Clearly, this is a trend the Art Institute felt it couldn’t afford to buck. The problem is, Chicago’s collection is nowhere near as significant as the examples mentioned above, and it shows in the museum’s shy, almost cringing curatorial strategies. While the Kallat installation expertly makes its mark, the Pope exhibition and refurbished Islamic Arts section are unabashed failures.

Take the celebratory “Pope” exhibition, for instance. The show was situated in the special temporary exhibitions hall, next to “Henri Cartier-Bresson” and, towards the end of its run, “Ballplayers, Gods, and Rainmaker Kings: Masterpieces from Ancient Mexico.” While these two shows were clearly identifiable with huge, colorful banners, the Pope exhibition was quietly indicated by a modest signboard.

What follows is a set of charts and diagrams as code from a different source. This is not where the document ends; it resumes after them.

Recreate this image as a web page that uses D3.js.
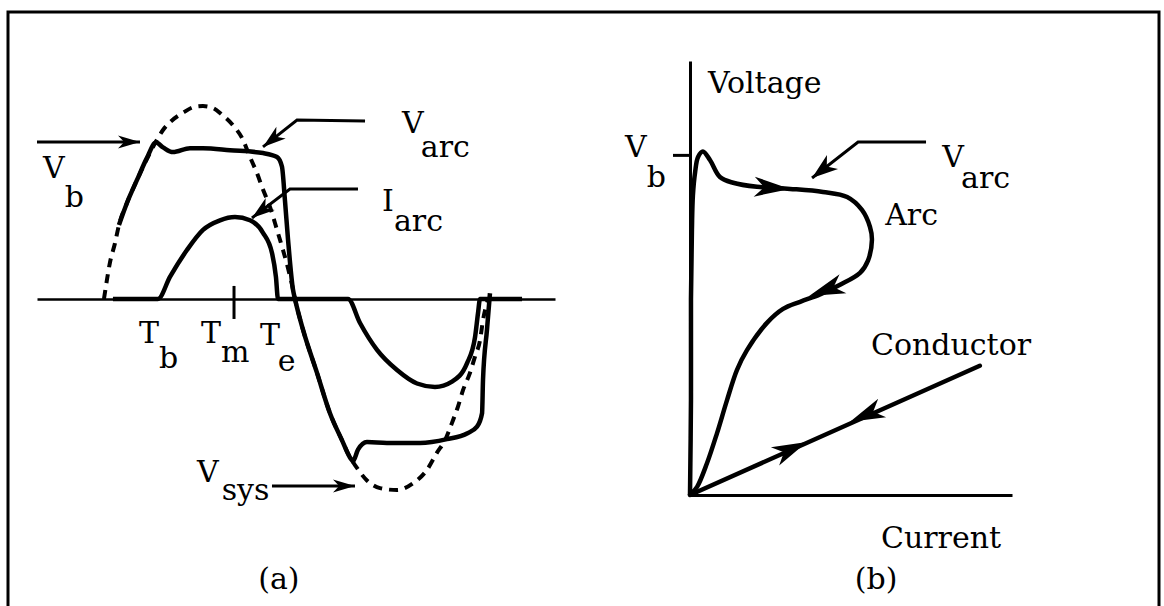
<!DOCTYPE html>
<html>
<head>
<meta charset="utf-8">
<script src="https://cdn.jsdelivr.net/npm/d3@7"></script>
<style>
  html, body { margin: 0; padding: 0; background: #fff; }
  svg { display: block; }
  text { font-family: "DejaVu Serif", serif; font-size: 30px; fill: #000; }
</style>
</head>
<body>
<svg id="chart" width="1164" height="606"></svg>
<script>
// ---- (a) waveforms over one cycle: phase in degrees, amplitude in per-unit ----
const vSysPhase = [0, 2.8, 5.6, 10.3, 14.0, 21.5, 30.9, 40.2, 48.6, 55.2, 63.6, 73.9, 84.2, 92.6, 101.9,
  110.3, 120.6, 129.9, 136.5, 143.1, 148.7, 155.2, 161.8, 167.4, 172.1, 175.8, 178.6, 186.1, 199.2,
  211.3, 222.5, 230.0, 234.7, 245.9, 258.1, 274.0, 288.9, 302.0, 311.4, 318.9, 325.4, 331.0, 335.7,
  342.2, 346.9, 351.6, 354.4, 358.9];
const vSysValue = [0, 0.10, 0.19, 0.29, 0.385, 0.50, 0.62, 0.73, 0.82, 0.88, 0.93, 0.97, 1.0, 1.005, 0.995,
  0.96, 0.905, 0.83, 0.74, 0.655, 0.57, 0.48, 0.36, 0.255, 0.16, 0.075, 0, -0.16, -0.385,
  -0.595, -0.735, -0.825, -0.865, -0.945, -0.985, -0.995, -0.96, -0.89, -0.80, -0.735, -0.645, -0.56, -0.475,
  -0.385, -0.30, -0.215, -0.11, -0.005];

const vArcPhase = [14.0, 21.5, 30.9, 40.2, 48.6, 55.2, 64.5, 80.4, 92.6, 117.8, 148.7, 161.8, 166.4, 169.2,
  172.1, 176.7, 178.6, 186.1, 199.2, 211.3, 222.5, 230.0, 232.8, 237.5, 245.9, 264.6, 295.5, 320.7,
  339.4, 348.8, 353.5, 354.4, 358.1, 360.9];
const vArcValue = [0.385, 0.50, 0.62, 0.735, 0.815, 0.79, 0.765, 0.785, 0.785, 0.775, 0.76, 0.74, 0.69, 0.515,
  0.31, 0.05, 0, -0.16, -0.385, -0.595, -0.735, -0.825, -0.845, -0.785, -0.745, -0.75, -0.75, -0.73,
  -0.70, -0.665, -0.595, -0.42, -0.16, 0.03];

const iArcPhase = [8.4, 50.5, 61.7, 77.6, 92.6, 108.5, 122.5, 136.5, 148.7, 157.1, 160.8, 162.7, 228.2,
  239.4, 255.3, 274.0, 292.7, 309.5, 325.4, 339.4, 346.9, 349.7, 351.6, 390.9];
const iArcValue = [0, 0, 0.115, 0.255, 0.36, 0.41, 0.427, 0.41, 0.345, 0.24, 0.115, 0, 0,
  -0.125, -0.265, -0.37, -0.44, -0.458, -0.43, -0.335, -0.20, -0.075, 0, 0];

// ---- (b) V-I characteristic: current and voltage in per-unit (V = 1 at breakdown) ----
const arcCurrent = [0, 0.003, 0.003, 0.006, 0.009, 0.016, 0.025, 0.040, 0.062, 0.093, 0.134, 0.208, 0.311,
  0.413, 0.488, 0.534, 0.559, 0.565, 0.553, 0.528, 0.466, 0.404, 0.342, 0.289, 0.239, 0.177, 0.146,
  0.115, 0.084, 0.053, 0.022, 0];
const arcVoltage = [0, 0.28, 0.575, 0.78, 0.88, 0.95, 0.994, 1.01, 0.985, 0.935, 0.918, 0.906, 0.90,
  0.891, 0.876, 0.838, 0.788, 0.75, 0.69, 0.653, 0.618, 0.59, 0.568, 0.547, 0.506, 0.426, 0.368,
  0.279, 0.182, 0.094, 0.024, 0];
const conductorCurrent = [0, 0.90];
const conductorVoltage = [0, 0.38];

const svg = d3.select("#chart");

// outer frame
svg.append("rect")
  .attr("x", 8).attr("y", 12).attr("width", 1151).attr("height", 640)
  .attr("fill", "none").attr("stroke", "#000").attr("stroke-width", 3);

// barbed filled arrowhead pointing from `from` to `tip` (pixel coords)
function arrowHead(g, tip, from, len, hw) {
  const a = Math.atan2(tip[1] - from[1], tip[0] - from[0]);
  const c = Math.cos(a), s = Math.sin(a);
  const local = [[0, 0], [-len, -hw], [-len * 0.72, 0], [-len, hw]];
  const pts = local.map(([x, y]) => [tip[0] + x * c - y * s, tip[1] + x * s + y * c]);
  g.append("path").attr("d", d3.line()(pts) + "Z").attr("fill", "#000").attr("stroke", "none");
}

// label with a lowered suffix ("V" + "arc")
function subLabel(g, x, y, main, sub, subDy, subDx) {
  const t = g.append("text").attr("x", x).attr("y", y);
  t.append("tspan").text(main);
  if (sub) t.append("tspan").attr("dy", subDy).attr("dx", subDx || 0).text(sub);
}

// leader: polyline through data points ending in an arrowhead
function leader(g, pts, len, hw) {
  g.append("path").attr("d", d3.line()(pts))
    .attr("fill", "none").attr("stroke", "#000").attr("stroke-width", 3)
    .attr("stroke-linejoin", "miter");
  arrowHead(g, pts[pts.length - 1], pts[pts.length - 2], len, hw);
}

// ================= (a) time waveforms =================
const xA = d3.scaleLinear().domain([-62.6, 421.7]).range([37, 555]);
const yA = d3.scaleLinear().domain([-1, 1]).range([491, 107]);
const gA = svg.append("g");

// time axis
const axA = gA.append("g")
  .attr("transform", `translate(0,${yA(0)})`)
  .call(d3.axisBottom(xA).tickValues([]).tickSizeOuter(0));
axA.select(".domain").attr("stroke-width", 2.5);

// T_m tick across the axis
gA.append("line")
  .attr("x1", xA(121.6)).attr("x2", xA(121.6))
  .attr("y1", yA(0.068)).attr("y2", yA(-0.104))
  .attr("stroke", "#000").attr("stroke-width", 3);

const lineA = (ph, val) => d3.line()
  .x(i => xA(ph[i])).y(i => yA(val[i]))
  .curve(d3.curveMonotoneX)(d3.range(ph.length));

// system voltage (dashed)
gA.append("path").attr("d", lineA(vSysPhase, vSysValue))
  .attr("fill", "none").attr("stroke", "#000").attr("stroke-width", 4)
  .attr("stroke-dasharray", "9,7");

// arc current
gA.append("path").attr("d", lineA(iArcPhase, iArcValue))
  .attr("fill", "none").attr("stroke", "#000").attr("stroke-width", 4.5)
  .attr("stroke-linejoin", "round");

// arc voltage
gA.append("path").attr("d", lineA(vArcPhase, vArcValue))
  .attr("fill", "none").attr("stroke", "#000").attr("stroke-width", 4.5)
  .attr("stroke-linejoin", "round");

// leaders (a)
const P = (ph, v) => [xA(ph), yA(v)];
leader(gA, [P(-62.6, 0.818), P(33.7, 0.818)], 22, 6.5);
leader(gA, [P(244.1, 0.927), P(180.5, 0.932), P(148.7, 0.792)], 23, 7.5);
leader(gA, [P(237.5, 0.573), P(173.9, 0.573), P(138.4, 0.422)], 23, 7.5);
leader(gA, [P(157.1, -0.974), P(234.7, -0.974)], 22, 6.5);

// labels (a)
const labelsA = [
  { t: "V", s: "b", ph: -57.0, v: 0.630, dy: 29 },
  { t: "V", s: "arc", ph: 278.6, v: 0.865, dy: 24 },
  { t: "I", s: "arc", ph: 260.0, v: 0.458, dy: 20 },
  { t: "T", s: "b", ph: 32.7, v: -0.229, dy: 25 },
  { t: "T", s: "m", ph: 90.7, v: -0.229, dy: 19 },
  { t: "T", s: "e", ph: 145.9, v: -0.24, dy: 26 },
  { t: "V", s: "sys", ph: 87.0, v: -0.953, dy: 18, dx: 3 }
];
labelsA.forEach(d => subLabel(gA, xA(d.ph), yA(d.v), d.t, d.s, d.dy, d.dx));
gA.append("text").attr("x", xA(163.6)).attr("y", yA(-1.51))
  .attr("text-anchor", "middle").text("(a)");

// ================= (b) voltage-current characteristic =================
const xB = d3.scaleLinear().domain([0, 1]).range([690, 1012]);
const yB = d3.scaleLinear().domain([0, 1.276]).range([495, 61]);
const gB = svg.append("g");

const axBx = gB.append("g")
  .attr("transform", `translate(0,${yB(0)})`)
  .call(d3.axisBottom(xB).tickValues([]).tickSizeOuter(0));
axBx.select(".domain").attr("stroke-width", 3);

const axBy = gB.append("g")
  .attr("transform", `translate(${xB(0)},0)`)
  .call(d3.axisLeft(yB).tickValues([1]).tickSize(17).tickFormat("").tickSizeOuter(0));
axBy.select(".domain").attr("stroke-width", 3);
axBy.selectAll(".tick line").attr("stroke-width", 3);

// arc trajectory
gB.append("path")
  .attr("d", d3.line().x(i => xB(arcCurrent[i])).y(i => yB(arcVoltage[i]))
    .curve(d3.curveCatmullRom.alpha(0.5))(d3.range(arcCurrent.length)))
  .attr("fill", "none").attr("stroke", "#000").attr("stroke-width", 4.5)
  .attr("stroke-linejoin", "round");

// conductor (ohmic) line
gB.append("path")
  .attr("d", d3.line().x(i => xB(conductorCurrent[i])).y(i => yB(conductorVoltage[i]))(d3.range(conductorCurrent.length)))
  .attr("fill", "none").attr("stroke", "#000").attr("stroke-width", 4.5)
  .attr("stroke-linecap", "round");

// direction arrows on the trajectories
const Q = (c, v) => [xB(c), yB(v)];
arrowHead(gB, Q(0.311, 0.90), Q(0.208, 0.906), 36, 10);
arrowHead(gB, Q(0.370, 0.585), Q(0.466, 0.618), 36, 10);
arrowHead(gB, Q(0.497, 0.215), Q(0.90, 0.38), 35, 10);
arrowHead(gB, Q(0.363, 0.156), Q(0, 0), 35, 10);

// leader to the arc voltage
leader(gB, [Q(0.733, 1.038), Q(0.522, 1.038), Q(0.379, 0.932)], 26, 9);

// labels (b)
const labelsB = [
  { t: "Voltage", c: 0.056, v: 1.182 },
  { t: "V", s: "b", c: -0.202, v: 0.994, dy: 30 },
  { t: "V", s: "arc", c: 0.783, v: 0.965, dy: 21 },
  { t: "Arc", c: 0.606, v: 0.794 },
  { t: "Conductor", c: 0.562, v: 0.412 },
  { t: "Current", c: 0.593, v: -0.156 }
];
labelsB.forEach(d => subLabel(gB, xB(d.c), yB(d.v), d.t, d.s, d.dy));
gB.append("text").attr("x", xB(0.578)).attr("y", yB(-0.276))
  .attr("text-anchor", "middle").text("(b)");
</script>
</body>
</html>
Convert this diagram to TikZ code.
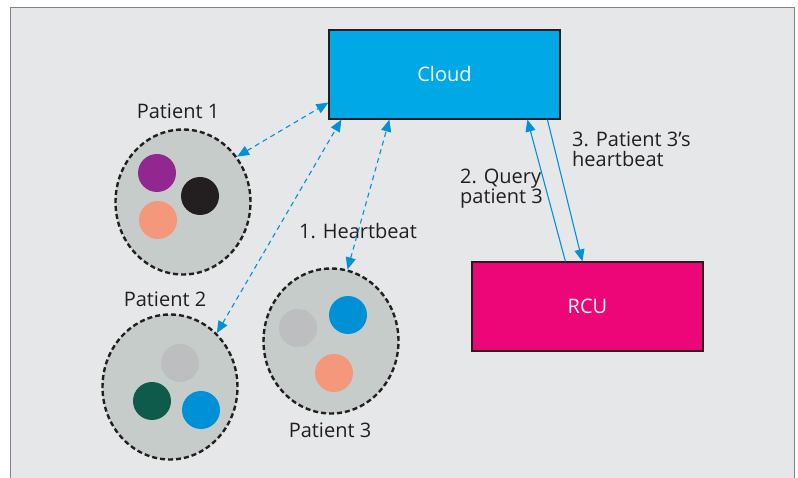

When this reviewer had difficulty finding the gallery, three different museum employees were unsure of where, or even what, the exhibition was.

“Pope” was installed in one room that was painted a rich marine blue, a rather overwhelming nod to the famous and intensely vibrant blues in traditional Persian glazed tiles and ceramics. In the very basics of the installation, then, the somewhat random collection of objects was reduced to its best known dominator. And the hanging began on a strange note: it opened with a photograph from 1984 by American photographer Jay Maisel entitled “Bird in Iran,” which summed up the usual visual stereotypes of Persian (or, more generally, Islamic) art: a delicate bird (as in, the bird of paradise) awash in the color blue. The rest of the objects on display included your usual suspects: a window grill, sheets from calligraphic exercises (a problematic choice, and one that is often made in these situations; if these sheets were never meant to be shown, why not exhibit the finished product?), two delicate glass bottles, tile, and a tapestry. Oh, and two books by the collector/patron himself: “A Survey of Persian Art” and “An Introduction to Persian Art.”

The inclusion of these two volumes, as well as the didactic wall text describing Pope’s biography and collecting activities, made the show far more about the man than the art. Which, with the right angle and a fair amount of criticality, could have been intensely interesting — but the curators didn’t go there. The orientalism (the fashionable plundering, othering, and commodification of “Oriental” cultures) implicit in Pope’s project, and his problematically paternalistic scholarship … none of this is intimated. If anything, the tropes of Orientalism are subtly reproduced in the meager didactic materials, which give virtually no context for the art itself.

Similar problems are afoot in the Islamic gallery itself, which consists of half of a hallway that seamlessly transitions into a gallery of Indian art. The collection on view is meager, and once again, features the usual suspects: 12th century Iranian glazeware and copperware, mashrabeya work, Turkish ceramics and dishes, and assorted pages of quotations from the Qu’ran and calligraphic exercises (mostly originating from India). The collection is severely limited, with few countries and few time periods represented, and it raises the major curatorial questions that have to be asked whenever the category of “Islamic Arts” is applied. What are the political and social implications of this ethnographic focus? Can the artifacts and artworks of such disparate cultural traditions and time periods legitimately (or at least, productively) be displayed together? What would a more critically solvent model look like?

The Art Institute would have done well to consider these questions instead of making a false start in the museological race for political relevance.